*Problem statement*.
Retype, with no alterations, every line between the one containing "Convert this chart to matplotlib code." and the one containing "return fig.add_axes([x0 /", counting both of those lines too. Pictures are to be left out.

[Entries with chart source code]
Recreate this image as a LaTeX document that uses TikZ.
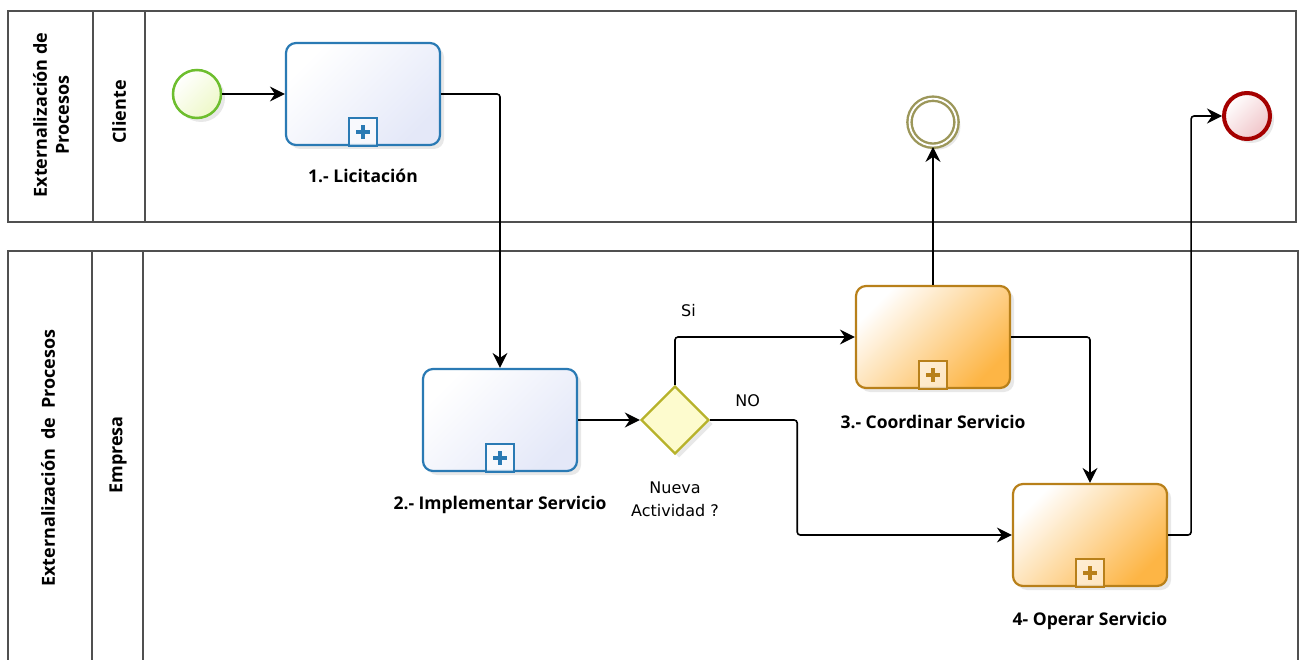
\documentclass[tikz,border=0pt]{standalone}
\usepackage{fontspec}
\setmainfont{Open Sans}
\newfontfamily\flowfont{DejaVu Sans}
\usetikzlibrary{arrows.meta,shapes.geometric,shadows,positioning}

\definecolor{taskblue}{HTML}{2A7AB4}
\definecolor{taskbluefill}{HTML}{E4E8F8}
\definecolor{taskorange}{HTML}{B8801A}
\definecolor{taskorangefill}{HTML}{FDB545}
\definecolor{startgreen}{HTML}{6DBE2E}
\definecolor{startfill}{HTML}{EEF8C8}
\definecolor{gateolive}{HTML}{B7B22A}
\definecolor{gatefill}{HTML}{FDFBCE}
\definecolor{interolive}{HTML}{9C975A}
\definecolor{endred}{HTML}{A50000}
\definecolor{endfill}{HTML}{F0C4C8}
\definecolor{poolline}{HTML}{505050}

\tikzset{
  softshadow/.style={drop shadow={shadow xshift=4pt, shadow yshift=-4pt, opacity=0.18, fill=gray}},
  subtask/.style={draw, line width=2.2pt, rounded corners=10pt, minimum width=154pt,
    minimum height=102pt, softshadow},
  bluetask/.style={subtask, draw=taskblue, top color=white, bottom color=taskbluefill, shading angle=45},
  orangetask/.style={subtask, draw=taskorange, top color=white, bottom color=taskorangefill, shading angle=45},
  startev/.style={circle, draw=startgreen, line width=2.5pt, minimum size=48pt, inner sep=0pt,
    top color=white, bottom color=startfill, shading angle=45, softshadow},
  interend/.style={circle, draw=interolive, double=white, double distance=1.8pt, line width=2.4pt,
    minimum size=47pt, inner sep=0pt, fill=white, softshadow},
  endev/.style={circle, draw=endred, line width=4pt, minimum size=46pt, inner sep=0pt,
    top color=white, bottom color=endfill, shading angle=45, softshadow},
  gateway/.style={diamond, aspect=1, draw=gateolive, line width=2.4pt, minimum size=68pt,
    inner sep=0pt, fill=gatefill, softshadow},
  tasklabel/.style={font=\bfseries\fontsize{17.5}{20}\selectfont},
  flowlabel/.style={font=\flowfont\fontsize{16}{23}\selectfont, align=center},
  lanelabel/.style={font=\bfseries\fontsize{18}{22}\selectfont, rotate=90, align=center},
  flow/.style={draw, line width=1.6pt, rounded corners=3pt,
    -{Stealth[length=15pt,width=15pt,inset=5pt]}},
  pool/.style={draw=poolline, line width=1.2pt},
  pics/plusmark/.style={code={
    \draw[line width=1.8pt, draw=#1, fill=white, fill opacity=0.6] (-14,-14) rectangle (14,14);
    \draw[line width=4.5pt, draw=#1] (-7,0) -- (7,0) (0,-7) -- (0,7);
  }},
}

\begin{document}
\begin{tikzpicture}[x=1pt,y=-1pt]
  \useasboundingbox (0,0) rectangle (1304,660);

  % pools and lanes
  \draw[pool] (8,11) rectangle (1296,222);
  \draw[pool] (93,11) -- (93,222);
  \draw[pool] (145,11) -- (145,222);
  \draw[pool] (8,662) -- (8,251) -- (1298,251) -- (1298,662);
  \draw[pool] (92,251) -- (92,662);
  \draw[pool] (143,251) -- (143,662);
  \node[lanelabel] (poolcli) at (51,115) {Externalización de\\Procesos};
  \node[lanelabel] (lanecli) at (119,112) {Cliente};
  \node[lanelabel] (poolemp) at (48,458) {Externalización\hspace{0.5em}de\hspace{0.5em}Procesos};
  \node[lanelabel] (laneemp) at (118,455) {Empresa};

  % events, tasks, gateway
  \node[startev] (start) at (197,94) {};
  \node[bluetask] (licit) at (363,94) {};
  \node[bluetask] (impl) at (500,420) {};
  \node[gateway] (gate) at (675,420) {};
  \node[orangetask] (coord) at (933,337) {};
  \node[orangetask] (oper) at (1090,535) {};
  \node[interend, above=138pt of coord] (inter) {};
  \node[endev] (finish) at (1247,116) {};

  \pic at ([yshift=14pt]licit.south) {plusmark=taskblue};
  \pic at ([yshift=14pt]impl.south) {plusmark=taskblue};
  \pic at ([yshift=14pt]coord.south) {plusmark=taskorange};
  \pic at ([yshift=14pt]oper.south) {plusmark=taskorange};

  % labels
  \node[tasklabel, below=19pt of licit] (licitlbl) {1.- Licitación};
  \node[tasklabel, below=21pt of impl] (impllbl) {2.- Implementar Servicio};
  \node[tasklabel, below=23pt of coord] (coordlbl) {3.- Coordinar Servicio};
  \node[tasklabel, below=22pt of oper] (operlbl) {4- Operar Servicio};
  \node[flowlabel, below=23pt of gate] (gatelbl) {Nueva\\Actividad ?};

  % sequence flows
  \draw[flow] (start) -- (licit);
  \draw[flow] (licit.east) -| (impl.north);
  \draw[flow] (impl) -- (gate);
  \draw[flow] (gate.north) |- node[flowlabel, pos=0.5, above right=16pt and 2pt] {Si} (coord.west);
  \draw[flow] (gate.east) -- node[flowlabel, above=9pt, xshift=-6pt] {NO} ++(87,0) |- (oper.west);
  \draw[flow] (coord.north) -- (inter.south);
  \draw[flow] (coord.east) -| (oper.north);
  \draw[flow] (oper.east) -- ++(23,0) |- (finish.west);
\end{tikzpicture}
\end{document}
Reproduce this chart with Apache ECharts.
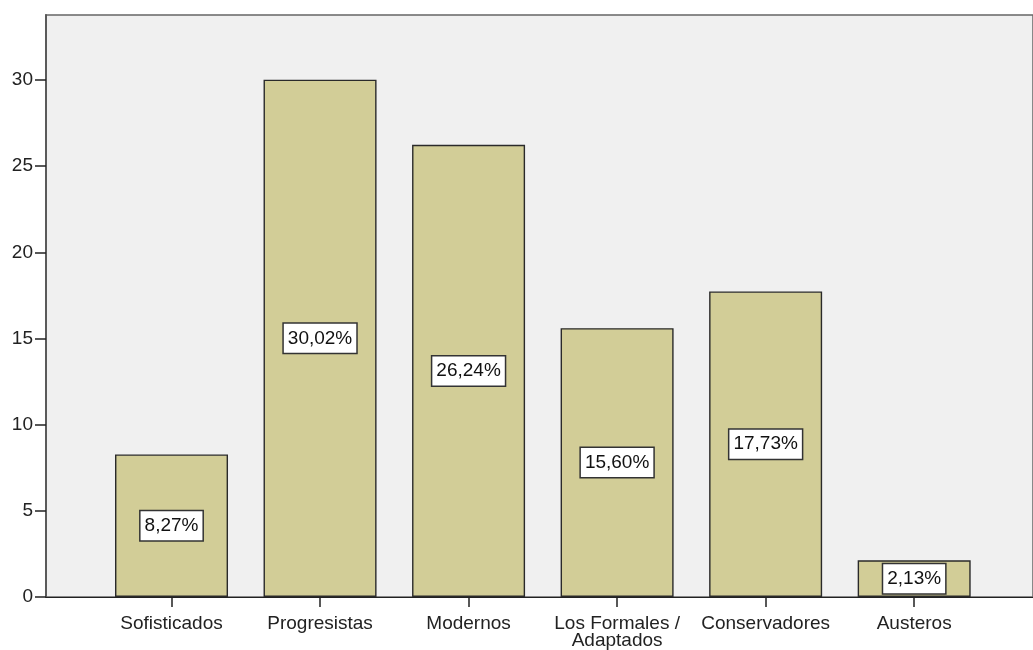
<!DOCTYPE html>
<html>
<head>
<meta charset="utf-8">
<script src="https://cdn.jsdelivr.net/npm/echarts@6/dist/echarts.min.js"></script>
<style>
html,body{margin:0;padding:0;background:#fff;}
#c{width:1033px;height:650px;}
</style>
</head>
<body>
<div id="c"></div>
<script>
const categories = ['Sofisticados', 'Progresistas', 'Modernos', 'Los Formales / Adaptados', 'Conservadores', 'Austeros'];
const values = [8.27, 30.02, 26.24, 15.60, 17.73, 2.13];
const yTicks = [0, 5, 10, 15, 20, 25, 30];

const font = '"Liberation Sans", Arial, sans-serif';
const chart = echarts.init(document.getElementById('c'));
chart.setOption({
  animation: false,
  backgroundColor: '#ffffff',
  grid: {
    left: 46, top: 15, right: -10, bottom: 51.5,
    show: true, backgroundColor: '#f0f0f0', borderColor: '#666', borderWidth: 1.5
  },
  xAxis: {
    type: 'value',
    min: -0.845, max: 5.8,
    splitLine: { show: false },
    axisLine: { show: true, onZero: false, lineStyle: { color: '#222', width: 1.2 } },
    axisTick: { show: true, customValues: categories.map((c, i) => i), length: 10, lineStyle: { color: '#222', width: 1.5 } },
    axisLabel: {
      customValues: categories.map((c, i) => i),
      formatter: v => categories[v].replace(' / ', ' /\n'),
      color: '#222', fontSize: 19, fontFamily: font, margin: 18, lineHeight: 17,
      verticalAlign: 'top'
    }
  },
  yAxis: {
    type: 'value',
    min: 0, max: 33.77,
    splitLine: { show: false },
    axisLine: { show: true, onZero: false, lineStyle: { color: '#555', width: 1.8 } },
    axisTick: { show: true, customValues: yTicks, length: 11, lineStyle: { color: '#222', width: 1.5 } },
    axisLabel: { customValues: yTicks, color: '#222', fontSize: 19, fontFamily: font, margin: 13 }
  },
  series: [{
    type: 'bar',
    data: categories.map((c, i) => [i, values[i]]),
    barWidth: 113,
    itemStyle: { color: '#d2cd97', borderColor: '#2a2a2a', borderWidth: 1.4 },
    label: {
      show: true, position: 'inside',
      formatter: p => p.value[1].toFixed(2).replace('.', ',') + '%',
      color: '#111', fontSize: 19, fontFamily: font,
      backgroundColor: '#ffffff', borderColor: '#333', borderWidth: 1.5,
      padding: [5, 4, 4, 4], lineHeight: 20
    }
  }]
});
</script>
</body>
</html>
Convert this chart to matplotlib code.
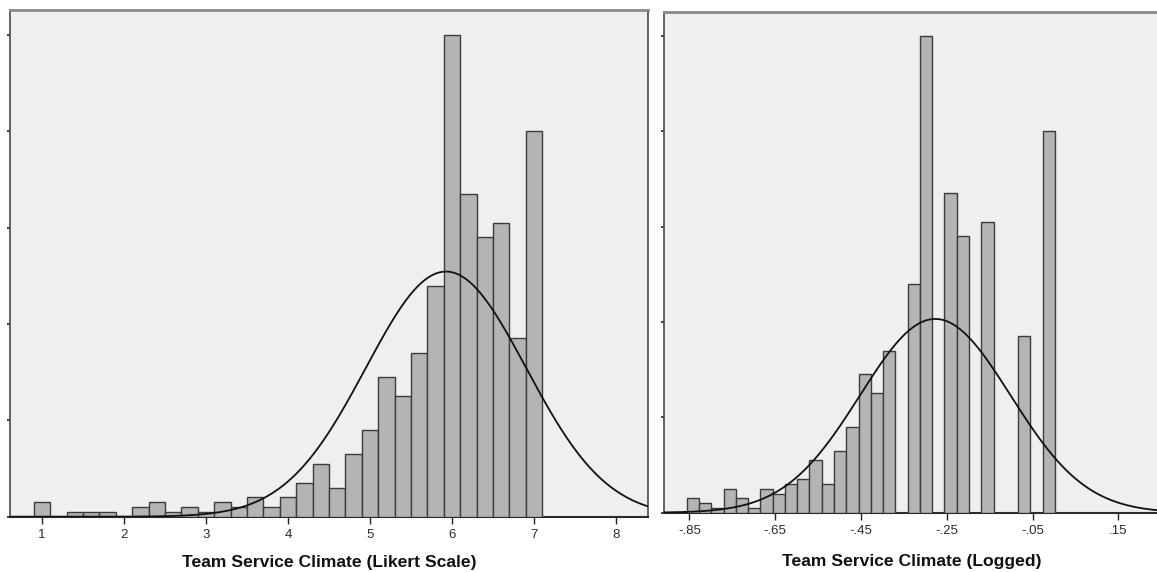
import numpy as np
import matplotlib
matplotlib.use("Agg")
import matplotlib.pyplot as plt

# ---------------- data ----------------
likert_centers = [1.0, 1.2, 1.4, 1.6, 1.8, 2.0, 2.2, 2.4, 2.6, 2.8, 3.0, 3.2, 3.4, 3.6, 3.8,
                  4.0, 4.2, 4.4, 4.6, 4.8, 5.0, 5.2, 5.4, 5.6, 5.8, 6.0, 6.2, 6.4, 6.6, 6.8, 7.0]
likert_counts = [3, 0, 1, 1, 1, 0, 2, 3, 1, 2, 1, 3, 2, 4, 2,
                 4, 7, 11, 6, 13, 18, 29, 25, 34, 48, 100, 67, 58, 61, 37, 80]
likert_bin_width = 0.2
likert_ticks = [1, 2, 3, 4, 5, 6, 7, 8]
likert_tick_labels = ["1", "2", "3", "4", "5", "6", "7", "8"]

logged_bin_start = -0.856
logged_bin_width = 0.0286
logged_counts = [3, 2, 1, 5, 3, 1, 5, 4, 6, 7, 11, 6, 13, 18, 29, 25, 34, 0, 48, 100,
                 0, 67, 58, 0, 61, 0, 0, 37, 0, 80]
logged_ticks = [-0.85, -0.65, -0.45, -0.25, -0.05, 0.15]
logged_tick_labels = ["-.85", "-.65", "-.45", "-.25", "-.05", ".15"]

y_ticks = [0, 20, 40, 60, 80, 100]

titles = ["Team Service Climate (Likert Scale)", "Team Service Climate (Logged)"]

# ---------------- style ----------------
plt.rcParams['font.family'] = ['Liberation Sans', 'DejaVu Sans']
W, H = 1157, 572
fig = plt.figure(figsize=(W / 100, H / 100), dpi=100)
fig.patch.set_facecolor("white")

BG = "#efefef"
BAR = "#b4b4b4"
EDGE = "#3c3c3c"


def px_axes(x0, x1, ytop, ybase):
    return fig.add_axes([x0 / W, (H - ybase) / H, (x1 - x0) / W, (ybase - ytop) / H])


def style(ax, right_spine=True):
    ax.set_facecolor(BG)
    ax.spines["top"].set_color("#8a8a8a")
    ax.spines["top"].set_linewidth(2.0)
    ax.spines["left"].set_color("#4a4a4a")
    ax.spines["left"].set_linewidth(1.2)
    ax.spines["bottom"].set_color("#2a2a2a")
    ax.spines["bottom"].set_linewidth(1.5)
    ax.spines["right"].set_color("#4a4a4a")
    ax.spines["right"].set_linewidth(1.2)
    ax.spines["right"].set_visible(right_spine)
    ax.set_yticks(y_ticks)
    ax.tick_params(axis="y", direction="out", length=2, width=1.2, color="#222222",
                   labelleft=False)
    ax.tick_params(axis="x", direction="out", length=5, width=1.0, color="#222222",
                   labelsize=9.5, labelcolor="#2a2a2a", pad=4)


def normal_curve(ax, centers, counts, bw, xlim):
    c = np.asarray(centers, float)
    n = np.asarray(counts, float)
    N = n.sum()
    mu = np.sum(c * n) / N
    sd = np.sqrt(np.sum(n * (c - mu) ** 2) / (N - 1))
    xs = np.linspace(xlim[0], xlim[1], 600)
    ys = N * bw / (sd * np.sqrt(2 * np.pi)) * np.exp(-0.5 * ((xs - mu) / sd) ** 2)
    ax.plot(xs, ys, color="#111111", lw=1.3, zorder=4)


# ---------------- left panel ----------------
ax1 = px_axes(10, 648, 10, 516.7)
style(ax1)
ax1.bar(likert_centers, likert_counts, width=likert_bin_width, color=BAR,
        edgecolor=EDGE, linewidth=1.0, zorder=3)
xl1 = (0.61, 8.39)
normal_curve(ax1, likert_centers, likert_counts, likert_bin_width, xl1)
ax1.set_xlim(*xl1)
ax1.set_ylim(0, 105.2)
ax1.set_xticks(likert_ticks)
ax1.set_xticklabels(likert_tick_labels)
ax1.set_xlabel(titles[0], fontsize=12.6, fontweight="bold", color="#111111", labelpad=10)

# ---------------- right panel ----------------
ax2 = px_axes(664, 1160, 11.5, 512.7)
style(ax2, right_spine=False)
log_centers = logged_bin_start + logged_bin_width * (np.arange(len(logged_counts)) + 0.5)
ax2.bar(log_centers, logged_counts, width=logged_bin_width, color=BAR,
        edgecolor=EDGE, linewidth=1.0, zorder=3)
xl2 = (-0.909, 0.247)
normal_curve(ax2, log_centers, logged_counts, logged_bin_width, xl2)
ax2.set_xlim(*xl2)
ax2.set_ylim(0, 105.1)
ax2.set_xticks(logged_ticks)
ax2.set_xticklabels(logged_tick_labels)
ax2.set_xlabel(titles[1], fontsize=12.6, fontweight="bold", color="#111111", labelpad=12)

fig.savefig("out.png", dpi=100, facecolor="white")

*The completed task*.
Convert this chart to matplotlib code.
import numpy as np
import matplotlib
matplotlib.use("Agg")
import matplotlib.pyplot as plt

# ---------------- data ----------------
likert_centers = [1.0, 1.2, 1.4, 1.6, 1.8, 2.0, 2.2, 2.4, 2.6, 2.8, 3.0, 3.2, 3.4, 3.6, 3.8,
                  4.0, 4.2, 4.4, 4.6, 4.8, 5.0, 5.2, 5.4, 5.6, 5.8, 6.0, 6.2, 6.4, 6.6, 6.8, 7.0]
likert_counts = [3, 0, 1, 1, 1, 0, 2, 3, 1, 2, 1, 3, 2, 4, 2,
                 4, 7, 11, 6, 13, 18, 29, 25, 34, 48, 100, 67, 58, 61, 37, 80]
likert_bin_width = 0.2
likert_ticks = [1, 2, 3, 4, 5, 6, 7, 8]
likert_tick_labels = ["1", "2", "3", "4", "5", "6", "7", "8"]

logged_bin_start = -0.856
logged_bin_width = 0.0286
logged_counts = [3, 2, 1, 5, 3, 1, 5, 4, 6, 7, 11, 6, 13, 18, 29, 25, 34, 0, 48, 100,
                 0, 67, 58, 0, 61, 0, 0, 37, 0, 80]
logged_ticks = [-0.85, -0.65, -0.45, -0.25, -0.05, 0.15]
logged_tick_labels = ["-.85", "-.65", "-.45", "-.25", "-.05", ".15"]

y_ticks = [0, 20, 40, 60, 80, 100]

titles = ["Team Service Climate (Likert Scale)", "Team Service Climate (Logged)"]

# ---------------- style ----------------
plt.rcParams['font.family'] = ['Liberation Sans', 'DejaVu Sans']
W, H = 1157, 572
fig = plt.figure(figsize=(W / 100, H / 100), dpi=100)
fig.patch.set_facecolor("white")

BG = "#efefef"
BAR = "#b4b4b4"
EDGE = "#3c3c3c"


def px_axes(x0, x1, ytop, ybase):
    return fig.add_axes([x0 / W, (H - ybase) / H, (x1 - x0) / W, (ybase - ytop) / H])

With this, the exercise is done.